London: Flame-retardant cladding could have been fitted to Grenfell Tower in London for just an extra £5,000 (Dh23,450), it emerged Saturday, as Kensington and Chelsea council was accused of carrying out a cut-price regeneration project.

It also emerged that the manufacturer of the panels used to clad the tower block where at least 58 people died in the fire last week advised customers against using its polyethylene-cored tiles in high-rise buildings. Diagrams in a brochure dated 2016 for Reynobond tiles show how polyethylene (PE) core tiles are suitable only for buildings of up to 10 metres in height. “As soon as the building is higher than the firefighters’ ladders, it has to be conceived with an incombustible material,” the brochure says.

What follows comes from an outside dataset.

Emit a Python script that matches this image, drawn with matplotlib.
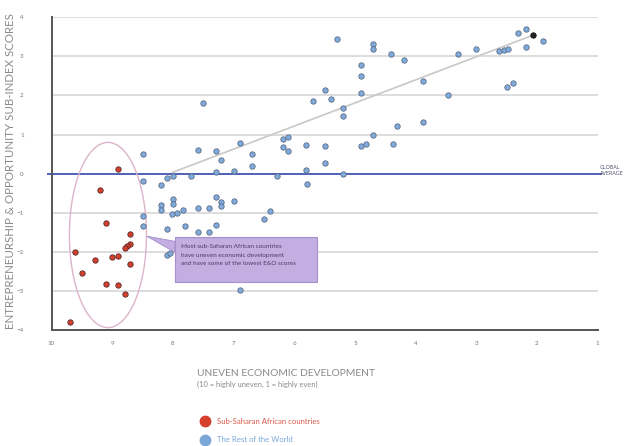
import matplotlib
matplotlib.use("Agg")
import matplotlib.pyplot as plt
from matplotlib.patches import Ellipse, Polygon, Rectangle

# ---- data ----
ssa_x = [8.90, 9.20, 9.10, 8.71, 8.71, 8.76, 8.79, 8.90, 9.01, 9.61, 9.29, 8.70, 9.50, 9.10, 8.90, 8.79, 9.70]
ssa_y = [0.11, -0.41, -1.25, -1.55, -1.79, -1.85, -1.89, -2.10, -2.13, -2.00, -2.21, -2.30, -2.55, -2.83, -2.85, -3.08, -3.80]

row_x = [8.49, 8.49, 8.49, 8.49, 8.20, 8.10, 8.00, 7.70, 8.20, 8.20,
         8.00, 8.00, 8.01, 7.93, 7.83, 7.59, 7.40, 7.29, 7.21, 7.20,
         7.00, 6.50, 6.40, 8.10, 7.80, 7.59, 7.40, 7.29, 8.10, 8.05,
         6.89, 7.29, 7.00, 6.29, 5.79, 7.59, 7.29, 7.20, 6.89, 6.69,
         6.69, 7.50, 6.18, 6.10, 6.18, 6.10, 5.80, 5.80, 5.49, 5.49,
         5.19, 5.69, 5.49, 5.39, 5.19, 5.19, 5.30, 4.90, 4.90, 4.90,
         4.90, 4.81, 4.71, 4.71, 4.70, 4.40, 4.38, 4.30, 4.19, 3.88,
         3.88, 3.46, 3.30, 3.00, 2.63, 2.55, 2.48, 2.50, 2.40, 2.31,
         2.18, 2.18, 1.90]
row_y = [0.49, -0.18, -1.08, -1.33, -0.30, -0.11, -0.07, -0.06, -0.81, -0.94,
         -0.66, -0.77, -1.04, -1.00, -0.94, -0.87, -0.87, -0.60, -0.72, -0.83,
         -0.71, -1.15, -0.95, -1.42, -1.34, -1.49, -1.49, -1.32, -2.08, -2.04,
         -2.98, 0.03, 0.08, -0.06, -0.26, 0.61, 0.59, 0.36, 0.78, 0.51,
         0.20, 1.81, 0.89, 0.93, 0.68, 0.59, 0.74, 0.10, 0.70, 0.28,
         -0.02, 1.86, 2.13, 1.90, 1.68, 1.47, 3.44, 2.79, 2.51, 2.06,
         0.70, 0.75, 3.32, 3.18, 1.00, 3.05, 0.77, 1.23, 2.92, 2.36,
         1.32, 2.02, 3.06, 3.20, 3.15, 3.16, 3.19, 2.21, 2.33, 3.60,
         3.70, 3.23, 3.40]

end_x = [2.07]
end_y = [3.54]

trend_x = [8.01, 2.07]
trend_y = [0.03, 3.54]

x_ticks = [10, 9, 8, 7, 6, 5, 4, 3, 2, 1]
y_ticks = [-4, -3, -2, -1, 0, 1, 2, 3, 4]

ylabel = "ENTREPRENEURSHIP & OPPORTUNITY SUB-INDEX SCORES"
xlabel1 = "UNEVEN ECONOMIC DEVELOPMENT"
xlabel2 = "(10 = highly uneven, 1 = highly even)"
legend_labels = ["Sub-Saharan African countries", "The Rest of the World"]
callout = ("Most sub-Saharan African countries\n"
           "have uneven economic development\n"
           "and have some of the lowest E&O scores")

plt.rcParams['font.family'] = ['Lato', 'DejaVu Sans']

W, H = 633, 446
fig = plt.figure(figsize=(W / 100, H / 100), dpi=100)
ax = fig.add_axes([51.5 / W, 1 - 330 / H, (597.7 - 51.5) / W, (330 - 17.3) / H])
ax.set_xlim(10, 1)
ax.set_ylim(-4, 4)

# grid lines
for yv in y_ticks[1:]:
    if yv == 0:
        continue
    ax.axhline(yv, color='#dadada', lw=1.3, zorder=1)
ax.plot([-0.006, 1.006], [0, 0], transform=ax.get_yaxis_transform(),
        color='#5060b8', lw=1.4, zorder=2, clip_on=False)

for s in ['top', 'right']:
    ax.spines[s].set_visible(False)
for s in ['left', 'bottom']:
    ax.spines[s].set_color('#555555')
    ax.spines[s].set_linewidth(1.4)

ax.set_xticks(x_ticks)
ax.set_yticks(y_ticks)
ax.tick_params(axis='both', length=0, labelsize=4.5, labelcolor='#777777')
ax.tick_params(axis='y', pad=20)
ax.tick_params(axis='x', pad=8)

# trend line
ax.plot(trend_x, trend_y, color='#c8c8c8', lw=1.2, zorder=3)

# ellipse
ax.add_patch(Ellipse((9.07, -1.57), 1.27, 4.74, fill=False,
                     edgecolor='#dcb4cc', lw=1.0, zorder=2))

# points
ax.scatter(row_x, row_y, s=15, color='#80aadb', edgecolor='#5b6e88', lw=0.6, zorder=5)
ax.scatter(ssa_x, ssa_y, s=15, color='#d4402c', edgecolor='#5a2a2a', lw=0.6, zorder=5)
ax.scatter(end_x, end_y, s=15, color='#222222', edgecolor='#111111', lw=0.6, zorder=6)

# callout
ax.add_patch(Polygon([(8.43, -1.60), (7.97, -1.73), (7.97, -2.01)], closed=True,
                     facecolor='#c3aee2', edgecolor='#a58fcc', lw=0.6, zorder=7))
ax.add_patch(Rectangle((7.97, -2.76), 5.63 - 7.97, 1.15,
                       facecolor='#c3aee2', edgecolor='#a58fcc', lw=0.8, zorder=7))
ax.text(7.86, -1.80, callout, fontsize=4.6, color='#4a3a66', va='top', ha='left',
        linespacing=1.9, zorder=8)

# global average label
ax.text(1.004, 0.09, "GLOBAL\nAVERAGE", transform=ax.get_yaxis_transform(),
        fontsize=3.8, color='#555577', va='center', ha='left', linespacing=1.2)

# axis titles
fig.text(11 / W, 1 - 171 / H, ylabel, rotation=90, fontsize=8.3, color='#8a8a8a',
         ha='center', va='center')
fig.text(197 / W, 1 - 373 / H, xlabel1, fontsize=7.4, color='#8a8a8a', ha='left', va='center')
fig.text(197 / W, 1 - 384 / H, xlabel2, fontsize=5.4, color='#8a8a8a', ha='left', va='center')

# legend
leg_colors = ['#d4402c', '#7aa6d8']
leg_text_colors = ['#d85a48', '#7aa6d8']
leg_y = [1 - 421 / H, 1 - 440 / H]
for lab, c, tc, yy in zip(legend_labels, leg_colors, leg_text_colors, leg_y):
    fig.add_artist(plt.Line2D([205 / W], [yy], marker='o', markersize=7.5,
                              markerfacecolor=c, markeredgecolor=c, lw=0,
                              transform=fig.transFigure))
    fig.text(217 / W, yy, lab, fontsize=5.6, color=tc, ha='left', va='center')

fig.savefig("out.png", dpi=100)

There are also questions about why the tower block was not fitted with sprinklers or a central smoke alarm.

The contract to improve 
insulation and replace heating and water systems at Grenfell Tower was supposed to be carried out by the building firm Leadbitter, but the contractor said it could not do the work for less than £11.27 million, £1.6 million more than the council’s budget. The Kensington and Chelsea Tenant Management Organisation, which maintained the council’s housing stock, put the contract back out to tender and 
building firm Rydon said it could do the work for £8.7 million.

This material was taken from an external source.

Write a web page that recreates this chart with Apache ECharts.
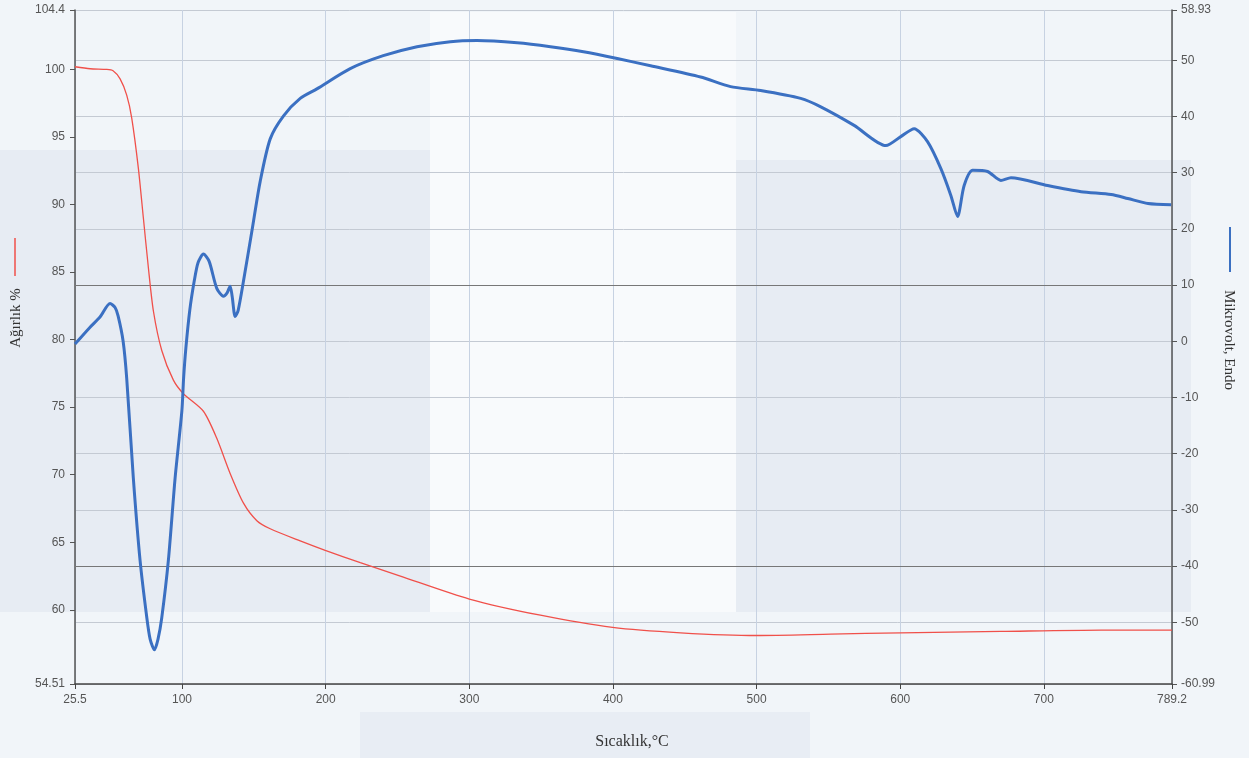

But throughout the regeneration work, residents at Grenfell complained about slapdash workmanship, posting images of exposed pipes laid across residents’ carpets and voicing concerns that boilers had been fitted in the middle of hallways, near fuse boxes. Relations with Rydon broke down so completely that Grenfell residents pinned posters to their doors warning wo rkmen not to enter their homes.

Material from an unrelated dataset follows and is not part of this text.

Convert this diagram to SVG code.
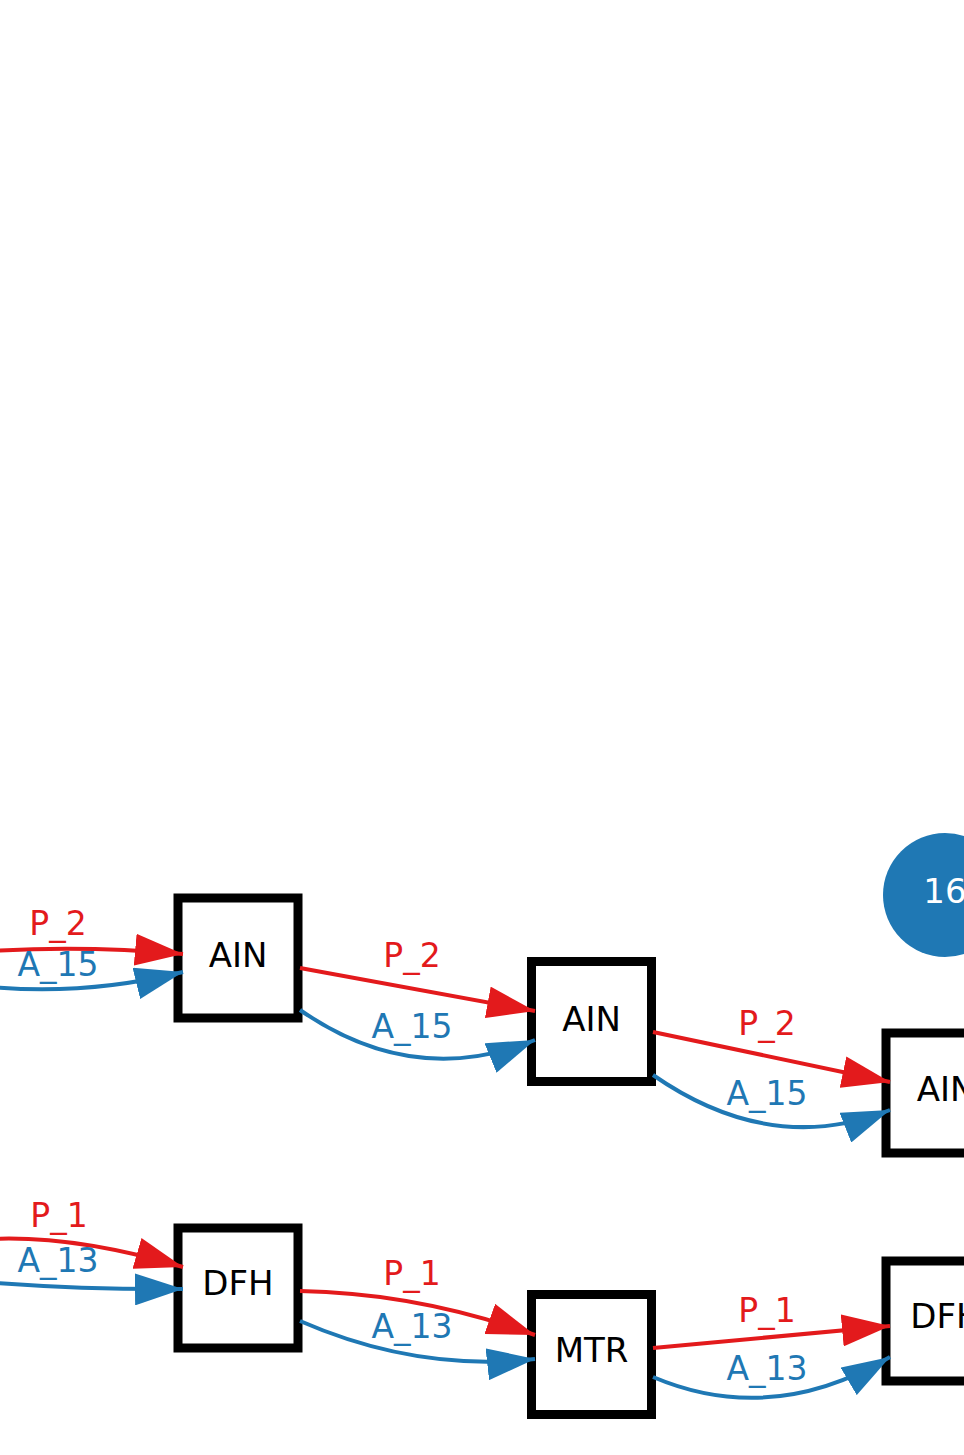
<svg xmlns="http://www.w3.org/2000/svg" width="964" height="1455" viewBox="0 0 964 1455">
<style>
.box{fill:#ffffff;stroke:#000000;stroke-width:9}
.nt{font-family:"DejaVu Sans",sans-serif;font-size:34px;fill:#000000;text-anchor:middle}
.ct{font-family:"DejaVu Sans",sans-serif;font-size:34px;fill:#ffffff;text-anchor:middle}
.er{fill:none;stroke:#e31a1c;stroke-width:4;marker-end:url(#ar)}
.eb{fill:none;stroke:#1f78b4;stroke-width:4;marker-end:url(#ab)}
.lr{font-family:"DejaVu Sans",sans-serif;font-size:33px;fill:#e31a1c;text-anchor:middle}
.lb{font-family:"DejaVu Sans",sans-serif;font-size:33px;fill:#1f78b4;text-anchor:middle}
</style>
<defs>
<marker id="ar" viewBox="0 0 48 32" refX="48" refY="16" markerWidth="48" markerHeight="32" markerUnits="userSpaceOnUse" orient="auto"><path d="M0,0 L48,16 L0,32 z" fill="#e31a1c"/></marker>
<marker id="ab" viewBox="0 0 48 32" refX="48" refY="16" markerWidth="48" markerHeight="32" markerUnits="userSpaceOnUse" orient="auto"><path d="M0,0 L48,16 L0,32 z" fill="#1f78b4"/></marker>
</defs>
<rect width="964" height="1455" fill="#ffffff"/>
<g id="node-16"><circle cx="945" cy="895" r="62" fill="#1f78b4"/><text class="ct" x="945" y="903">16</text></g>
<g id="node-ain1"><rect class="box" x="178" y="898" width="120" height="120"/><text class="nt" x="238" y="967">AIN</text></g>
<g id="node-ain2"><rect class="box" x="531.5" y="961.5" width="120" height="120"/><text class="nt" x="591.5" y="1031">AIN</text></g>
<g id="node-ain3"><rect class="box" x="886" y="1033" width="120" height="120"/><text class="nt" x="946" y="1101">AIN</text></g>
<g id="node-dfh1"><rect class="box" x="178" y="1228" width="120" height="120"/><text class="nt" x="238" y="1295">DFH</text></g>
<g id="node-mtr"><rect class="box" x="531.5" y="1294.5" width="120" height="120"/><text class="nt" x="591.5" y="1362">MTR</text></g>
<g id="node-dfh2"><rect class="box" x="886" y="1261" width="120" height="120"/><text class="nt" x="946" y="1328">DFH</text></g>
<g id="edges">
<path class="er" d="M-60,955 Q60,943 183,954"/>
<path class="eb" d="M-60,980 Q60,1002 183,972"/>
<path class="er" d="M300,968 L535,1011"/>
<path class="eb" d="M300,1010 Q414,1089 535,1040"/>
<path class="er" d="M653,1032 L890,1082"/>
<path class="eb" d="M653,1075 Q771,1157 890,1110"/>
<path class="er" d="M-60,1245 Q40,1225 183,1267"/>
<path class="eb" d="M-60,1278 Q60,1290 183,1289"/>
<path class="er" d="M300,1291 Q417,1293 535,1335"/>
<path class="eb" d="M300,1321 Q417,1372 535,1359"/>
<path class="er" d="M653,1348 L890,1326"/>
<path class="eb" d="M653,1377 Q771,1427 890,1357"/>
</g>
<g id="edge-labels">
<text class="lr" x="58" y="935">P_2</text>
<text class="lb" x="58" y="976">A_15</text>
<text class="lr" x="412" y="967">P_2</text>
<text class="lb" x="412" y="1038">A_15</text>
<text class="lr" x="767" y="1035">P_2</text>
<text class="lb" x="767" y="1105">A_15</text>
<text class="lr" x="59" y="1227">P_1</text>
<text class="lb" x="58" y="1272">A_13</text>
<text class="lr" x="412" y="1285">P_1</text>
<text class="lb" x="412" y="1338">A_13</text>
<text class="lr" x="767" y="1322">P_1</text>
<text class="lb" x="767" y="1380">A_13</text>
</g>
</svg>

Another company, Omnis Exteriors, said it had been asked to supply cheaper cladding to installer Harley Facades which did not meet strict fire-retardant specifications.

The safer sheets were just £2 a square metre more expensive, meaning that for an extra £5,000 the building could have been encased in a material that may have resisted the fire for much longer.

The cut-price version is banned from use in the United States and Germany for tall buildings. David Lammy, the MP for Tottenham, whose friend Khadija Saye died in the blaze, said: “You can’t contract out everything to the private sector. The private sector do some wonderful things, but they have for-profit motives; they cut corners. We’ve all been up those tower blocks — they exist right across the country. Where are the fire extinguishers on every corridor? Where are the hoses? Are the fire doors really working? Where are the sprinklers?”

The questions came amid growing fears over how many other tower blocks in London have been fitted with the same cladding as in Grenfell Tower. According to city council records, dozens of tower blocks appear to have been fitted with cladding similar to that used at the Kensington tower, and fire expert Sam Webb told agencies that any similar cladding should be immediately “torn down”.

Sadiq Khan, the mayor of London, said tower block residents across the city were “terrified the same thing could happen to them” and that checks on other tower blocks “need to be conducted as soon as possible”.

Fire safety experts said polyethylene is generally avoided in tall buildings. In a note on insulation materials, architectural consultants Probyn Miers observed: “Polyethylene is a thermoplastic material, which ... melts and drips as it burns, spreading the fire downwards as well as upwards.”

Witnesses to the Grenfell blaze said the flames spread quickly up the building. The London Fire Brigade has yet to say what the cause of the fire was.